WHAT IS ASKED: Scan the material for the word "this", and copy each line where it shows up.

[Records with drawing code]
■ ■ ■ ■ ■

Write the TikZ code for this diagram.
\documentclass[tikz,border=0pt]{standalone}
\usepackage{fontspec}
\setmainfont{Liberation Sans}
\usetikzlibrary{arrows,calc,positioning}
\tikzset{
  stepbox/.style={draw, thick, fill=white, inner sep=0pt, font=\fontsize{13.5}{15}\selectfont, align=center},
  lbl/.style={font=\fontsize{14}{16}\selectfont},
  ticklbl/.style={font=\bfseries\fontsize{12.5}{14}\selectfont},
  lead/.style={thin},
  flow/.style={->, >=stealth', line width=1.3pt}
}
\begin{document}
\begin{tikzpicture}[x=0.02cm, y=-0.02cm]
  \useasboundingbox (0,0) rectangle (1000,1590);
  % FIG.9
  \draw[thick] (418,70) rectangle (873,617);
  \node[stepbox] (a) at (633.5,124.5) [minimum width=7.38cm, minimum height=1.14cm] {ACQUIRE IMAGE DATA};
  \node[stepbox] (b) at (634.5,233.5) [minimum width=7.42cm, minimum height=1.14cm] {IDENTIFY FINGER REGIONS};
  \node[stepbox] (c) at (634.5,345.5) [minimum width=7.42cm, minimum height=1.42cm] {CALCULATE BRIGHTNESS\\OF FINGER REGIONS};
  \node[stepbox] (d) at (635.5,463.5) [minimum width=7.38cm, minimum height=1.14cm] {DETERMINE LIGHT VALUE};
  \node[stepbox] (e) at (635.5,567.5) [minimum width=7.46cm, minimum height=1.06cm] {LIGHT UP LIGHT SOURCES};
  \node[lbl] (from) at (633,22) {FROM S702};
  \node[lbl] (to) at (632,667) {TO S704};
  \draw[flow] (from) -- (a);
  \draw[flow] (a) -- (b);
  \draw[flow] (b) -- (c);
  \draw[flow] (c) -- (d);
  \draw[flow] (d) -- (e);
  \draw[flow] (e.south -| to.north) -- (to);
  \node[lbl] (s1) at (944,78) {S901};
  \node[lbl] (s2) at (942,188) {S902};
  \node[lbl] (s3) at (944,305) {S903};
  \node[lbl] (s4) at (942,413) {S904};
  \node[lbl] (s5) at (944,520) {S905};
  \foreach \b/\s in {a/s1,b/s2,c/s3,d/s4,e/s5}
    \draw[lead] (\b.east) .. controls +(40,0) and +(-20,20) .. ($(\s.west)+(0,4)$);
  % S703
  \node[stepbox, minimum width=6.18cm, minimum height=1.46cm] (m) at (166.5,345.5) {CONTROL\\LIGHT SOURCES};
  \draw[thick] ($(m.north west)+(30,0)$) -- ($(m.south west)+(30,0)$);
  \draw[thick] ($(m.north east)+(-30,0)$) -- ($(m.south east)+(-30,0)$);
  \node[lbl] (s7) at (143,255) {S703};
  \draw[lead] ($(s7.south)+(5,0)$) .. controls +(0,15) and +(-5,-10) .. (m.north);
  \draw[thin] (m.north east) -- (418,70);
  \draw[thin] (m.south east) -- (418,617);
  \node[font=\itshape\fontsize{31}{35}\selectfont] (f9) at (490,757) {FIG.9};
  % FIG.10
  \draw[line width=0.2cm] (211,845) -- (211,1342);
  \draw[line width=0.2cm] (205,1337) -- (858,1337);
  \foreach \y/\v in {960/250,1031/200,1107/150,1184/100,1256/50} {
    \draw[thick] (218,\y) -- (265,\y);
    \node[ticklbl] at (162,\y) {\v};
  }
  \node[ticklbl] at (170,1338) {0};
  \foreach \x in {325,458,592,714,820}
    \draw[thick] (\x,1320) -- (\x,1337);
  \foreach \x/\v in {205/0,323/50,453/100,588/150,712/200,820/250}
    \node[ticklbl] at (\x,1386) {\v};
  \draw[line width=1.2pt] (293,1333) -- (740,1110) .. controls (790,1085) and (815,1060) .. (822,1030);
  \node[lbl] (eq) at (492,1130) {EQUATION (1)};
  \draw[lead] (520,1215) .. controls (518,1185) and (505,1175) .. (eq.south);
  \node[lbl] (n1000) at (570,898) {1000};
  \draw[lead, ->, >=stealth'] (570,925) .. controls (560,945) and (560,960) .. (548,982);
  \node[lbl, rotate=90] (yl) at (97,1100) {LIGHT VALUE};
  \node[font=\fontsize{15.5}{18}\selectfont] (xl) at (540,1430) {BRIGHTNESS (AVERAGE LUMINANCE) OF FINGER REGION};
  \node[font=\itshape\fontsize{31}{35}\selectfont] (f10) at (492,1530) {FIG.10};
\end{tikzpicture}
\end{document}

■ ■ ■ ■ ■

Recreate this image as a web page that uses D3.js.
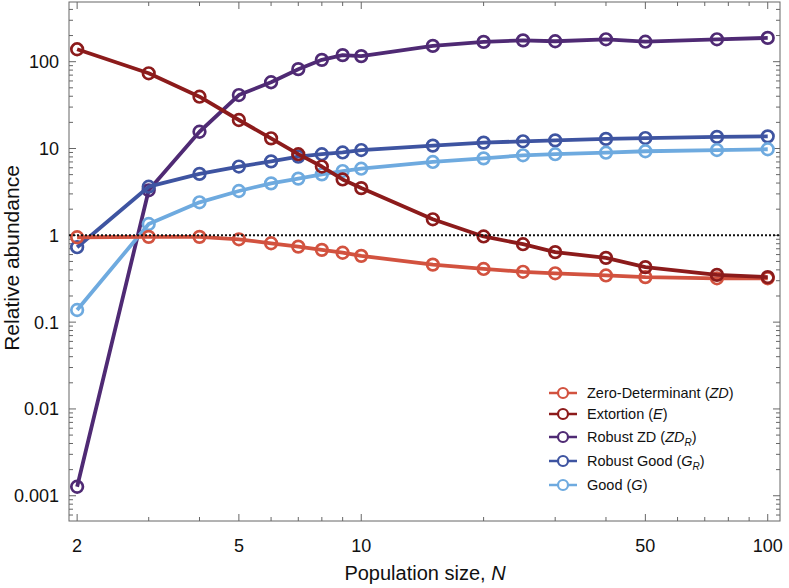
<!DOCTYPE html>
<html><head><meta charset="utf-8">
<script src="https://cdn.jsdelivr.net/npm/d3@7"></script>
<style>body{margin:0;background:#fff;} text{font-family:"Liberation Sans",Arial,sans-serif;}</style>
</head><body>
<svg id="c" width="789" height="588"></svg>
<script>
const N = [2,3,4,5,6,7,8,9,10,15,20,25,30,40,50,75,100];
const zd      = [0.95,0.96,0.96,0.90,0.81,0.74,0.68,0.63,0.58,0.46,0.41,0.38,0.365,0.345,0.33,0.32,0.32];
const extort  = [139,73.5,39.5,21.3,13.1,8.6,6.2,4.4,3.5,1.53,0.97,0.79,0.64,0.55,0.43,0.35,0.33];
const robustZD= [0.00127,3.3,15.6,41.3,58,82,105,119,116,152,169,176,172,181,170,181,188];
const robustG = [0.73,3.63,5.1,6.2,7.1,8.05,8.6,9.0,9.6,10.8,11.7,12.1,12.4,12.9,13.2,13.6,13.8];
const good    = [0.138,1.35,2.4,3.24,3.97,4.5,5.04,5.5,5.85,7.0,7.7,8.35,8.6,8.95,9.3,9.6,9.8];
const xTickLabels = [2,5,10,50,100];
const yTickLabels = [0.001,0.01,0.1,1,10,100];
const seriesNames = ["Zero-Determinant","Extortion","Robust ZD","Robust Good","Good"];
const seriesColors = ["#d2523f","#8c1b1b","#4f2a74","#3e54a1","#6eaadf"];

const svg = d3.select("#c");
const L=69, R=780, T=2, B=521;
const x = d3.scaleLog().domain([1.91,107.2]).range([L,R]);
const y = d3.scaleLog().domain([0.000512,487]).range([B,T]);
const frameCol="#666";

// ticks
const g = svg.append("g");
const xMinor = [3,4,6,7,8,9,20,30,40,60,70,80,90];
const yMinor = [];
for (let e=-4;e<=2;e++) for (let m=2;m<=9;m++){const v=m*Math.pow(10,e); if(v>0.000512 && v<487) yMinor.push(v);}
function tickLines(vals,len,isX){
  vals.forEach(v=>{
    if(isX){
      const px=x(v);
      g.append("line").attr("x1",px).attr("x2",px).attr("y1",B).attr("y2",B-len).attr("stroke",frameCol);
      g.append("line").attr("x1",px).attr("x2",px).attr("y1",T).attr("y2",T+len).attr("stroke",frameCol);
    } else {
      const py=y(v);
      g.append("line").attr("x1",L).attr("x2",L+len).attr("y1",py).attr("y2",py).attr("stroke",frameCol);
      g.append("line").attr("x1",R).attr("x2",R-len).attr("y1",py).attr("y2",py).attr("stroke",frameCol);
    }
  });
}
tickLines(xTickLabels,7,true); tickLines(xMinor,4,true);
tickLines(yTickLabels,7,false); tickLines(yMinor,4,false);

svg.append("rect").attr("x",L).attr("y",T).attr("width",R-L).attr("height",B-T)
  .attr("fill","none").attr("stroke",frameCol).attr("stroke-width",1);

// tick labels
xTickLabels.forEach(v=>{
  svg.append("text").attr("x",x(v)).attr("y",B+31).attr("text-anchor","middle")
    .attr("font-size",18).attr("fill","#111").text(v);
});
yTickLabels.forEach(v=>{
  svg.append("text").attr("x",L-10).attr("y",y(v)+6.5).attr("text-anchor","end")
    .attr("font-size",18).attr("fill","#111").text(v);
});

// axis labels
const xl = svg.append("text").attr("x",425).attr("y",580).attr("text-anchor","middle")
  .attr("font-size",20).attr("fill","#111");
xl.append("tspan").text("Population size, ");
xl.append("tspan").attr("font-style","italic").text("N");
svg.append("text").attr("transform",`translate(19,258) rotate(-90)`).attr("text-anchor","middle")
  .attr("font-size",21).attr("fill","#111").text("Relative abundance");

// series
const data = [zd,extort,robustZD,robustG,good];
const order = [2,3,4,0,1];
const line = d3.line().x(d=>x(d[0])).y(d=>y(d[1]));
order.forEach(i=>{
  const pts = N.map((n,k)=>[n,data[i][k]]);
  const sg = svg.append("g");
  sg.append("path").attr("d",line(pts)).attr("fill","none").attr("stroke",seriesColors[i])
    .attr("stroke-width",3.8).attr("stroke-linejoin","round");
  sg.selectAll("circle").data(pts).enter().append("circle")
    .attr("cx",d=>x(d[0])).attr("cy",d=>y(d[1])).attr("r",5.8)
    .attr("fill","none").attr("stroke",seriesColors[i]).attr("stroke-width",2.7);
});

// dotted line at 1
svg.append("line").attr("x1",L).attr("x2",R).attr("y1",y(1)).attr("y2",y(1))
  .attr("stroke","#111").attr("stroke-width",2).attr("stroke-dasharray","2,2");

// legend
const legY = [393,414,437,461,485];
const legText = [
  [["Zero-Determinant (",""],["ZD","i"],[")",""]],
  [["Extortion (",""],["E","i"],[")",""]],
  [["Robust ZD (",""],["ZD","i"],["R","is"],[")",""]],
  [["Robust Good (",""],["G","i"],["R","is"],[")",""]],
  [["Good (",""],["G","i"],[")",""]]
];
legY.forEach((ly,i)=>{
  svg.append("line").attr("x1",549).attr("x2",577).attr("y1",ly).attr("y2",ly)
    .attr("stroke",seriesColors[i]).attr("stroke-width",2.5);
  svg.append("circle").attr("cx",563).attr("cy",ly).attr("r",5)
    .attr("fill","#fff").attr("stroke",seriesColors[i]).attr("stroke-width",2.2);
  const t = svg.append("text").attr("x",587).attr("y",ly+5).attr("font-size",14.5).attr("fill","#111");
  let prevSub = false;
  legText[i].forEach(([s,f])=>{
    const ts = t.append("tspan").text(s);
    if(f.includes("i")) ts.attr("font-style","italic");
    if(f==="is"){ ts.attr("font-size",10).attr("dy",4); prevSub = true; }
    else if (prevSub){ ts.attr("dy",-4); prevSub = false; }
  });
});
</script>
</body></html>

■ ■ ■ ■ ■

TASK SOLUTION:
Write the TikZ code for this diagram.
Recreate this image as a web page that uses D3.js.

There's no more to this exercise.